Question 2 Multiple Choice
A catalyst doubles the rate of the forward reaction. What happens to the rate of the reverse reaction?
AIt stays the same — the catalyst only speeds up the forward direction
BIt doubles — the catalyst lowers the activation energy for both directions equally
CIt decreases — the catalyst shifts equilibrium toward products
DIt increases by more than double — the reverse reaction benefits more from the lowered barrier
A catalyst provides an alternative mechanism with a lower activation energy. Because the energy difference between reactants and products (ΔG°) is unchanged, lowering the forward barrier by a given amount lowers the reverse barrier by the same amount. Both rate constants increase by the same factor, leaving the equilibrium constant K = k_f/k_r unchanged. Catalysts change kinetics, never thermodynamics.
Question 3 True / False
A catalyst can make a thermodynamically unfavorable reaction proceed by lowering the activation energy sufficiently.
TTrue
FFalse
Answer: False
Activation energy determines the rate of a reaction, not whether it is thermodynamically favorable. A catalyst cannot change the Gibbs energy difference between reactants and products (ΔG°), and therefore cannot change the equilibrium constant. If a reaction is thermodynamically unfavorable (ΔG° > 0), it will still favor reactants at equilibrium regardless of the catalyst — it just reaches that equilibrium faster.
Question 4 True / False
For an elementary reaction step, you can always write the rate law directly from the balanced stoichiometric equation for that step.
TTrue
FFalse
Answer: True
This is the defining property of an elementary step: it occurs in a single molecular event, so the rate law must reflect the actual collision or decomposition. A bimolecular elementary step A + B → products has rate = k[A][B] by definition. This is NOT true for overall (non-elementary) reactions, whose rate laws must be determined experimentally and can have fractional or unexpected orders.
Question 5 Short Answer
Why must the rate law for an overall reaction exclude intermediates, and how do chemists eliminate them?

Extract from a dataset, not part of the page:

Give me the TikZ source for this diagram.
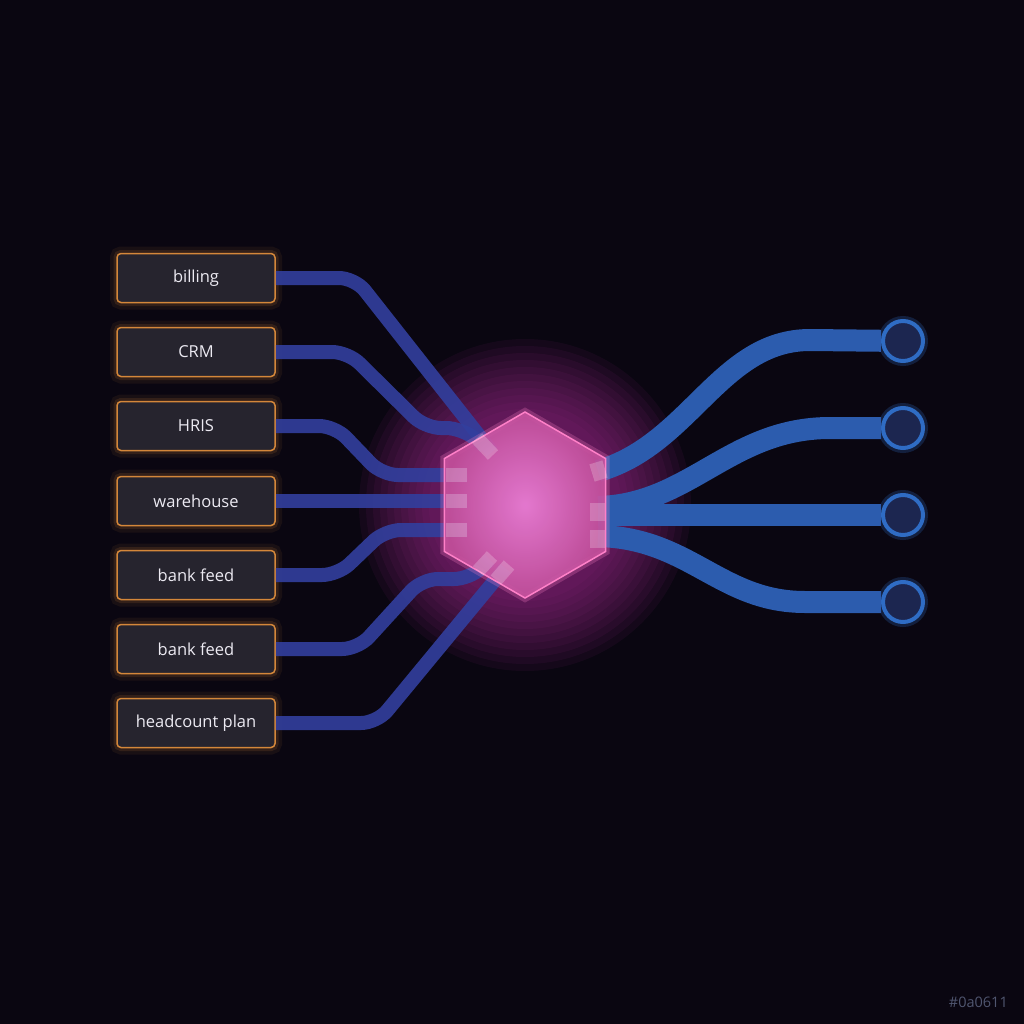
\documentclass[tikz,border=0pt]{standalone}
\usepackage{fontspec}
\setmainfont{Open Sans}
\usetikzlibrary{shapes.geometric}
\definecolor{bg}{HTML}{0A0611}
\definecolor{boxfill}{HTML}{26242E}
\definecolor{boxedge}{HTML}{D4873A}
\definecolor{boxtext}{HTML}{ECEAF2}
\definecolor{lpipec}{HTML}{323F9E}
\definecolor{rpipec}{HTML}{2C5CAE}
\definecolor{hexin}{HTML}{EE80D8}
\definecolor{hexout}{HTML}{C4509C}
\definecolor{hexedge}{HTML}{FF80C8}
\definecolor{glowc}{HTML}{B0309A}
\definecolor{termfill}{HTML}{1C2650}
\definecolor{termedge}{HTML}{2F6CC4}
\definecolor{tagc}{HTML}{505670}
\begin{document}
\begin{tikzpicture}[x=1pt,y=-1pt,
  srcbox/.style={draw=boxedge, fill=boxfill, line width=1.5pt, rounded corners=4pt,
    minimum width=158pt, minimum height=49pt, inner sep=0pt, text=boxtext,
    font=\fontsize{16.5}{19}\selectfont,
    preaction={draw=boxedge, draw opacity=.08, line width=14pt},
    preaction={draw=boxedge, draw opacity=.14, line width=7pt}},
  lpipe/.style={draw=lpipec, line width=14pt, rounded corners=16pt, draw opacity=.9},
  rpipe/.style={draw=rpipec, line width=22pt},
  stub/.style={draw=white, draw opacity=.22, line width=14pt},
  rstub/.style={draw=white, draw opacity=.22, line width=18pt},
  term/.style={circle, minimum size=40pt, inner sep=0pt, fill=termfill, draw=termedge, line width=4pt,
    preaction={draw=termedge, draw opacity=.25, line width=10pt}},
  hexa/.style={regular polygon, regular polygon sides=6, shape border rotate=30,
    minimum size=186pt, inner sep=0pt, outer sep=0pt, shade, inner color=hexin, outer color=hexout,
    fill opacity=.92, draw=hexedge, line width=1.5pt,
    preaction={draw=hexedge, draw opacity=.25, line width=8pt}},
  halo/.style={fill=glowc, fill opacity=.07},
  tag/.style={text=tagc, font=\fontsize{14.5}{17}\selectfont, inner sep=0pt}
]
\fill[bg] (0,0) rectangle (1024,1024);
\useasboundingbox (0,0) rectangle (1024,1024);

\coordinate (hc) at (525,505);
\foreach \r in {96,103,...,166} \fill[halo] (hc) circle (\r);

% source boxes
\node[srcbox] (b1) at (196,278) {billing};
\node[srcbox] (b2) at (196,352) {CRM};
\node[srcbox] (b3) at (196,426) {HRIS};
\node[srcbox] (b4) at (196,501) {warehouse};
\node[srcbox] (b5) at (196,575) {bank feed};
\node[srcbox] (b6) at (196,649) {bank feed};
\node[srcbox] (b7) at (196,723) {headcount plan};

% hub entry coordinates
\coordinate (e1) at (492,452);
\coordinate (e2) at (485,447);
\coordinate (e3) at (467,475);
\coordinate (e4) at (467,501);
\coordinate (e5) at (467,530);
\coordinate (e6) at (490,560);
\coordinate (e7) at (505,568);

% left pipes
\draw[lpipe] (b1.east) -- (355,278) -- (e1);
\draw[lpipe] (b2.east) -- (348,352) -- (425,428) -- (462,428) -- (e2);
\draw[lpipe] (b3.east) -- (335,426) -- (382,475) -- (e3);
\draw[lpipe] (b4.east) -- (e4);
\draw[lpipe] (b5.east) -- (338,575) -- (385,530) -- (e5);
\draw[lpipe] (b6.east) -- (358,649) -- (422,579) -- (470,579) -- (e6);
\draw[lpipe] (b7.east) -- (377,723) -- (e7);

% terminals
\node[term] (t1) at (903,341) {};
\node[term] (t2) at (903,428) {};
\node[term] (t3) at (903,515) {};
\node[term] (t4) at (903,602) {};

% exit coordinates
\coordinate (x1) at (598,471);
\coordinate (x2) at (598,507);
\coordinate (x3) at (598,515);
\coordinate (x4) at (598,536);

% right pipes
\draw[rpipe] (x3) -- (t3);
\draw[rpipe] (x1) .. controls (690,445) and (720,340) .. (810,340) -- (t1);
\draw[rpipe] (x2) .. controls (690,505) and (730,428) .. (830,428) -- (t2);
\draw[rpipe] (x4) .. controls (690,538) and (720,602) .. (805,602) -- (t4);

% hub
\node[hexa] (hub) at (hc) {};

% pipe ends seen through the hub
\draw[stub] (446,475) -- (467,475);
\draw[stub] (446,501) -- (467,501);
\draw[stub] (446,530) -- (467,530);
\draw[stub] (477,438) -- (493,455);
\draw[stub] (478,571) -- (492,556);
\draw[stub] (496,580) -- (509,565);
\draw[rstub] (592,473) -- (605,469);
\draw[rstub] (590,512) -- (605,512);
\draw[rstub] (590,539) -- (605,539);

\node[tag, anchor=east] (tagnode) at (1008,1002) {\#0a0611};
\end{tikzpicture}
\end{document}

Think about your answer, then reveal below.
Model answer: Intermediates are transient species that cannot be measured or controlled by the experimenter. To eliminate them, chemists use either the steady-state approximation (set d[intermediate]/dt = 0, since it is consumed as fast as it is formed) or the pre-equilibrium approximation (a fast reversible step establishes an equilibrium before the slow step, allowing expression of [intermediate] in terms of reactant concentrations via the equilibrium constant). Both techniques yield an observable rate law in terms of measurable quantities.
The practical need is measurement: you can only measure and control concentrations of stable reactants, not fleeting intermediates. The steady-state applies when the intermediate's rate of formation is slow relative to its consumption; the pre-equilibrium applies when the fast step truly equilibrates before the slow step proceeds. In either case, the goal is an observable rate law expressed in measurable quantities.